# Allocating more memory to Explorer in 9.2



## leannemw (Jan 22, 2005)

I have a G3 running on system 9.2. I need to alocate more memory to Internet Explorer (version 5). Most advice says to do the following:
Click once on Explorer, Get Info, Choose the drop-down for Memory and adjust as needed.

In system 9.0 though, the only "drop down" is General Information. There's no access here to changing memory.

Could someone please help me? I keep getting those "not enough memory" warnings whenever I'm on the web.

LeAnne


----------



## emoxley (Jan 6, 2004)

That is the correct way to do it.
If you just get the "General Information" drop down, you're clicking on an "Alias" (shortcut), instead of the actual program icon. The alias/shortcut won't work for this. You MUST use the original program icon. The program is probably in a folder named "Internet" or "Internet Apps" or something similar. If you can't find the folder by double clicking the HD, then look inside the System Folder too.
And of course, you can hold down the command key (apple key) and press the "F" key, and the find window (Sherlock) will come up. Then search for Internet Explorer.
When you tried, and the drop down for General Information came up, wasn't there a button in the corner of the window, saying: "Find Original", or something similar?
Good luck! Keep us posted?


----------



## leannemw (Jan 22, 2005)

Thanks so much! You've definitely taken me a step farther. I was able to access the original Explorer and there was a "Memory" drop down. Here comes the problem (it may just be me and my lack of knowledge)... the memory requirements show Suggested, Minimum and Preferred Size. However, there doesn't appear to be a way to type any new figures in. It's simply a box with the current data, but can't be clicked on or activated. Do you have any additional thoughts? And, if I ever get there (!), could you suggest what the appropriate memory allocation amounts should be?

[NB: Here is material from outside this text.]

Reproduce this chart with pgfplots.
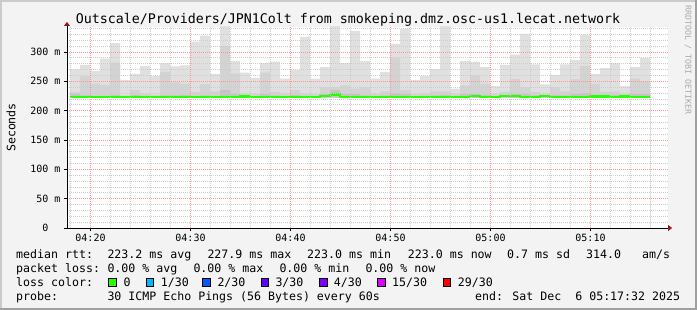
\documentclass[border=0pt]{standalone}
\usepackage{fontspec}
\setmainfont{DejaVu Sans Mono}
\newfontfamily\dmono{DejaVu Sans Mono}
\usepackage{pgfplots}
\pgfplotsset{compat=1.18}
\usepackage{pgfplotstable}
\usetikzlibrary{arrows.meta}

\definecolor{bgc}{RGB}{243,243,243}
\definecolor{shadeA}{RGB}{203,203,203}
\definecolor{shadeB}{RGB}{160,160,160}
\definecolor{smokeA}{RGB}{224,224,224}
\definecolor{smokeB}{RGB}{211,211,211}
\definecolor{smokeC}{RGB}{196,196,196}
\definecolor{medgreen}{RGB}{38,255,0}
\definecolor{mgrid}{RGB}{255,150,150}
\definecolor{ngrid}{RGB}{205,205,205}
\definecolor{arrred}{RGB}{150,20,20}
\definecolor{lossA}{RGB}{38,255,0}
\definecolor{lossB}{RGB}{0,184,255}
\definecolor{lossC}{RGB}{0,89,255}
\definecolor{lossD}{RGB}{94,0,255}
\definecolor{lossE}{RGB}{126,0,255}
\definecolor{lossF}{RGB}{221,0,255}
\definecolor{lossG}{RGB}{255,0,0}

% smoke per 1-minute bar: k, min, low band, mid band, max (ms)
\pgfplotstableread{
k  min  low  q      max
1  222  228  232    270.5
2  222  226  258.5  278
3  222  225  246    268
4  222  225  244    288.6
5  222  227  282    315
6  222  224  226    252
7  222  227  235    262.5
8  222  225  228    276
9  222  224  227    259
10 222  226  266    281
11 222  226  248    275.6
12 222  227  246    277
13 222  225  232    317.6
14 222  226  245    327.8
15 222  225  233    262.5
16 222  235  310    345
17 222  228  263    285
18 222  225  229    265
19 222  224  228    256
20 222  228  265    281
21 222  226  232    283.6
22 222  224  229    254.5
23 222  227  235    269
24 222  225  229    325.6
25 222  224  228    254.5
26 222  228  240    274
27 222  235  240    345
28 222  228  243    281
29 222  228  237.5  336
30 222  226  240    284.6
31 222  224  228    254.5
32 222  226  233    266
33 222  230  290    314
34 222  228  235    340
35 222  224  228    252
36 222  225  229    259
37 222  226  233    271
38 222  227  233    345
39 222  224  228    237.5
40 222  228  243    284.6
41 222  228  260    283
42 222  227  246    274
43 222  224  228    242
44 222  226  232    278
45 222  228  254    295.6
46 222  228  240    330.7
47 222  226  232    279
48 222  224  228    245
49 222  227  240    261
50 222  226  233    279
51 222  228  253.5  286
52 222  230  276    329.5
53 222  227  246    262.5
54 222  226  232    272.7
55 222  227  233    281
56 222  224  228    242
57 222  228  254.5  274
58 222  228  250    290
}\smoke

% median rtt, step starts (minutes after 04:00)
\pgfplotstableread{
s      med
17.95  223
18.95  223
19.95  223
20.95  223
21.95  223
22.95  223
23.95  223
24.95  223
25.95  223
26.95  223
27.95  223
28.95  223
29.95  223
30.95  223
31.95  223
32.95  223
33.95  223
34.95  224.5
35.95  223
36.95  223
37.95  223
38.95  223
39.95  223
40.95  223
41.95  223
42.95  225
43.95  228
44.95  223
45.95  223
46.95  223
47.95  223
48.95  223
49.95  223
50.95  223
51.95  223
52.95  223
53.95  223
54.95  223
55.95  223
56.95  223
57.95  225
58.95  223
59.95  223
60.95  225
61.95  225
62.95  223
63.95  223
64.95  225
65.95  223
66.95  223
67.95  223
68.95  223
69.95  224.5
70.95  224.5
71.95  223
72.95  224.5
73.95  223
74.95  223
75.95  223
}\med

\begin{document}
\begin{tikzpicture}[x=1pt,y=1pt]
\fill[bgc] (0,0) rectangle (697,310);
\path[use as bounding box] (0,0) rectangle (697,310);
\fill[shadeA] (0,308) rectangle (697,310);
\fill[shadeA] (0,0) rectangle (2,310);
\fill[shadeB] (0,0) rectangle (697,2);
\fill[shadeB] (695,0) rectangle (697,310);

\begin{axis}[
  at={(67pt,82pt)}, anchor=south west,
  width=601pt, height=201pt, scale only axis,
  xmin=17.65, xmax=77.75, ymin=0, ymax=342.6,
  axis background/.style={fill=white},
  axis on top,
  axis x line=bottom, axis y line=left,
  x axis line style={black, line width=0.8pt, shorten >=-4pt, -{Triangle[width=6pt,length=4pt,color=arrred]}},
  y axis line style={black, line width=0.8pt, shorten >=-5pt, -{Triangle[width=6pt,length=4pt,color=arrred]}},
  xtick={20,30,40,50,60,70},
  xticklabels={04:20,04:30,04:40,04:50,05:00,05:10},
  minor xtick={18,22,24,26,28,32,34,36,38,42,44,46,48,52,54,56,58,62,64,66,68,72,74,76},
  ytick={0,50,100,150,200,250,300},
  yticklabels={0\phantom{~m},50~m,100~m,150~m,200~m,250~m,300~m},
  minor ytick={10,20,30,40,60,70,80,90,110,120,130,140,160,170,180,190,210,220,230,240,260,270,280,290,310,320,330,340},
  grid=both,
  major grid style={mgrid, line width=0.8pt, dash pattern=on 1pt off 1pt},
  minor grid style={ngrid, line width=0.8pt, dash pattern=on 1pt off 1pt},
  tick align=outside,
  major tick length=3pt, minor tick length=0pt,
  tick style={black, line width=0.6pt},
  ticklabel style={font=\dmono\fontsize{10}{11}\selectfont, text=black},
]
\addplot[ybar, bar width=1, bar shift=0pt, fill=smokeA, draw=none] table[x expr=\thisrow{k}+17.45, y=max] {\smoke};
\addplot[ybar, bar width=1, bar shift=0pt, fill=smokeB, draw=none] table[x expr=\thisrow{k}+17.45, y=q] {\smoke};
\addplot[ybar, bar width=1, bar shift=0pt, fill=smokeC, draw=none] table[x expr=\thisrow{k}+17.45, y=low] {\smoke};
\addplot[ybar, bar width=1, bar shift=0pt, fill=white, draw=none] table[x expr=\thisrow{k}+17.45, y=min] {\smoke};
\addplot[const plot, medgreen, line width=2.6pt, line cap=butt] table[x=s, y=med] {\med};
\end{axis}

% title and labels
\node[anchor=base, inner sep=0, font=\dmono\fontsize{13.3}{14}\selectfont] at (348,286.7)
  {Outscale/Providers/JPN1Colt from smokeping.dmz.osc-us1.lecat.network};
\node[rotate=90, inner sep=0, font=\dmono\fontsize{11.6}{12}\selectfont] at (11,182.5) {Seconds};
\node[rotate=-90, inner sep=0, text={rgb,255:red,170;green,170;blue,170}, font=\dmono\fontsize{8.3}{9}\selectfont] at (688,250) {RRDTOOL / TOBI OETIKER};

\begin{scope}[every node/.style={anchor=base west, inner sep=0, font=\dmono\fontsize{11.6}{12}\selectfont}]
% row 1
\node at (16,51.7) {median rtt:};
\node at (107.3,51.7) {223.2 ms avg};
\node at (207.3,51.7) {227.9 ms max};
\node at (307,51.7) {223.0 ms min};
\node at (407.7,51.7) {223.0 ms now};
\node at (507,51.7) {0.7 ms sd};
\node at (586,51.7) {314.0};
\node at (642,51.7) {am/s};
% row 2
\node at (16,37.7) {packet loss:};
\node at (107.3,37.7) {0.00 \% avg};
\node at (193.3,37.7) {0.00 \% max};
\node at (279.3,37.7) {0.00 \% min};
\node at (365.3,37.7) {0.00 \% now};
% row 3
\node at (16,23.7) {loss color:};
\node at (123.3,23.7) {0};
\node at (160.7,23.7) {1/30};
\node at (217.3,23.7) {2/30};
\node at (275.3,23.7) {3/30};
\node at (333.7,23.7) {4/30};
\node at (392,23.7) {15/30};
\node at (457.7,23.7) {29/30};
% row 4
\node at (16,9.7) {probe:};
\node at (107.3,9.7) {30 ICMP Echo Pings (56 Bytes) every 60s};
\node[anchor=base east] at (680.3,9.7) {end: Sat Dec~~6 05:17:32 2025};
\end{scope}

\begin{scope}[line width=0.8pt]
\filldraw[fill=lossA, draw=black] (108.7,23.3) rectangle (116,31.7);
\filldraw[fill=lossB, draw=black] (146,23.3) rectangle (153.3,31.7);
\filldraw[fill=lossC, draw=black] (202.7,23.3) rectangle (210,31.7);
\filldraw[fill=lossD, draw=black] (261.3,23.3) rectangle (268.7,31.7);
\filldraw[fill=lossE, draw=black] (319.3,23.3) rectangle (327,31.7);
\filldraw[fill=lossF, draw=black] (377.7,23.3) rectangle (385.3,31.7);
\filldraw[fill=lossG, draw=black] (443,23.3) rectangle (450.3,31.7);
\end{scope}
\end{tikzpicture}
\end{document}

Thank you, again, for all your help.
LeAnne


----------



## emoxley (Jan 6, 2004)

Just click on the beginning or the end of the number, that's in the Preferred Size box, and drag your curser, to highlight the number. Double clicking on it may highlight it too. Once it's highlighted, type in a larger number. As big as you can handle. I put about 50000, which is 50 mb. Then hit enter. Close window and use IE. If you have plenty of physical memory, and don't open several programs at once, that should work fine.

BTW...............
You CANNOT have Internet Explorer open, while doing this.


----------



## leannemw (Jan 22, 2005)

Many thanks! I actually did have the program open. When closed, I could, of course, type in the appropriate figures. I really appreciate your help -- especially a my level. I'll have my Master's in May, but in computers, I'm pretty much hopeless. I think it's great that people like you are so willing to help the rest of us. I'll send my donation -- so that someone else out there can benefit from your expertise like I did.
LeAnne


----------



## emoxley (Jan 6, 2004)

Glad I could be of service...........
Thank YOU, for letting us know it worked and helped. 
Very few people let us know if we helped or not. They get an answer, and we don't hear from them again. Makes me think it helped, or they'd be asking more. 
Thanks again for letting us know!


----------



## leannemw (Jan 22, 2005)

Great! It makes using this kind of forum a lot less intimidating!


----------



## RhinoInk (Jan 16, 2006)

Wow! the memory fix was that simple. Thank you thank you thank you! I can't believe I was living with "LOW memory" for more than a year. Woohoo! Flash sites here I come!


----------